Saturday

04-19-2025 Vol 1935

Xi Jinping’s Southeast Asia Tour: A Strategic Move Amid U.S.-China Tensions

Xi Jinping’s tour of Southeast Asia this week is likely intended to “screw” the United States, President Donald Trump suggested, as the Chinese leader embarks on a five-day tour of some nations hardest hit by Trump’s tariffs.

China’s president arrived in Hanoi on Monday, where he met Vietnam’s top leader, To Lam, called for stronger trade ties, and signed dozens of cooperation agreements, including on enhancing supply chains.

Reacting to the meeting from the Oval Office, Trump said the discussions in Vietnam were focused on how to harm the U.S., even though he didn’t hold it against them.

“I don’t blame China; I don’t blame Vietnam,” Trump told reporters at the White House.

“That’s a lovely meeting. Meeting like, trying to figure out, ‘how do we screw the United States of America?’”

Vietnam is among a handful of countries in Southeast Asia that are reeling from some of the most punitive of Trump’s so-called “Liberation Day” tariffs, which have a rate of 46%.

A major industrial and assembly hub, the U.S. is Vietnam’s main export market, which is crucial for providing everything from footwear, apparel, and electronics.

In the first three months of this year, Hanoi imported goods worth about $30 billion from Beijing while its exports to Washington amounted to $31.4 billion.

Xi’s visit to Vietnam, Cambodia, and Malaysia this week comes as Beijing faces tariffs of 145%, and as other countries seek to negotiate reductions in their reciprocal tariffs during the 90-day reprieve.

Xi’s trip to Hanoi offers an opportunity to consolidate relations with a neighbor that has received billions of dollars of Chinese investments in recent years as China-based manufacturers moved south to avoid tariffs imposed by the first Trump administration.

Xi had planned to travel to the region prior to Trump’s tariff announcement, but the visit was fortuitously timed, with the Chinese leader positing China as a stable trading partner, in contrast to the chaotic policy backflips coming out of Washington.

In an article in Nhandan, the newspaper of Vietnam’s Communist Party, Xi wrote that there are “no winners in trade wars and tariff wars” and that protectionism “leads nowhere.”

In a later meeting with Vietnam’s Prime Minister, Pham Minh Chinh, Xi emphasized that the two countries should oppose unilateral bullying.

Chinese and Vietnamese state media reported on Monday that 45 agreements were signed between the two nations, including on rail links, although specific details were not shared.

Under pressure from Washington, Vietnam is tightening controls on some trade with China, and a Trump administration official stated that the president and Vietnam’s Lam had agreed to “work to reduce reciprocal tariffs.”

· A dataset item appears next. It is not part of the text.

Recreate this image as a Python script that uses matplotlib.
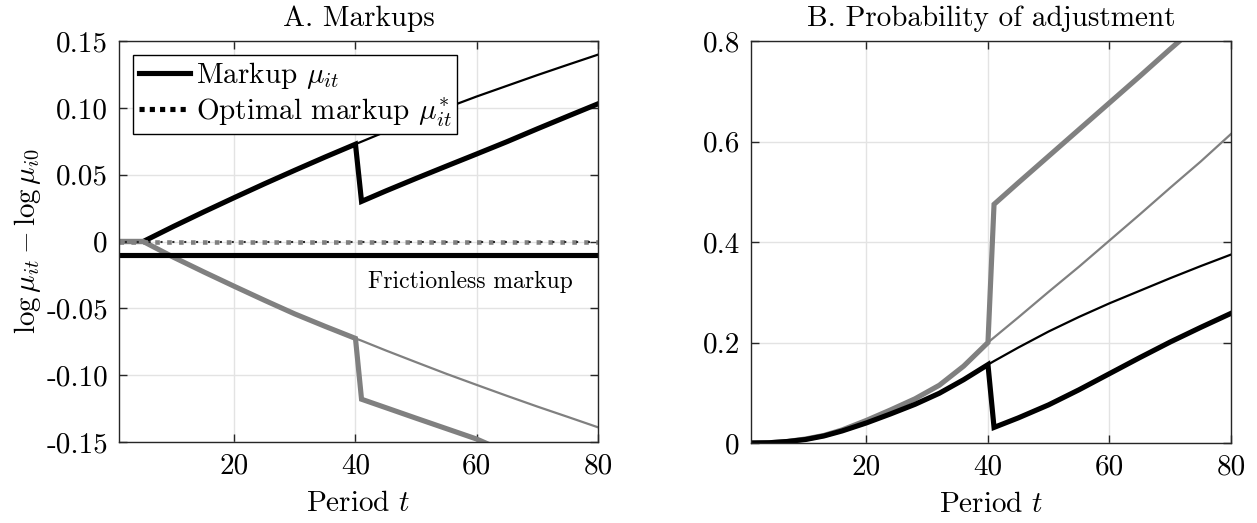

Vietnam, along with many other Southeast Asian countries, is attempting to maintain a delicate balancing act between the U.S. and China, amid fears that the region could be used as a potential dumping ground for Chinese exports barred from the U.S.

Escalating tensions between the U.S. and China have fueled concerns about the “decoupling” of the world’s two largest economies, a fear Treasury Secretary Scott Bessent sought to dispel on Monday.

“There’s a big deal to be done at some point,” Bessent said when asked by Bloomberg TV about the possibility that the world’s largest economies would decouple.

“There doesn’t have to be” decoupling, he added, “but there could be.”

The White House appeared to have dialed down the pressure recently, listing tariff exemptions for smartphones, laptops, semiconductors, and other electronic products for which China is a major source.

However, Trump and some of his top aides stated on Sunday that the exemptions had been misconstrued and would only be temporary.

“Nobody is getting ‘off the hook’… especially not China which, by far, treats us the worst!” he posted on his Truth Social platform.

After a two-day stop in Hanoi, Xi will continue his Southeast Asian trip by visiting Malaysia and Cambodia from Tuesday to Friday.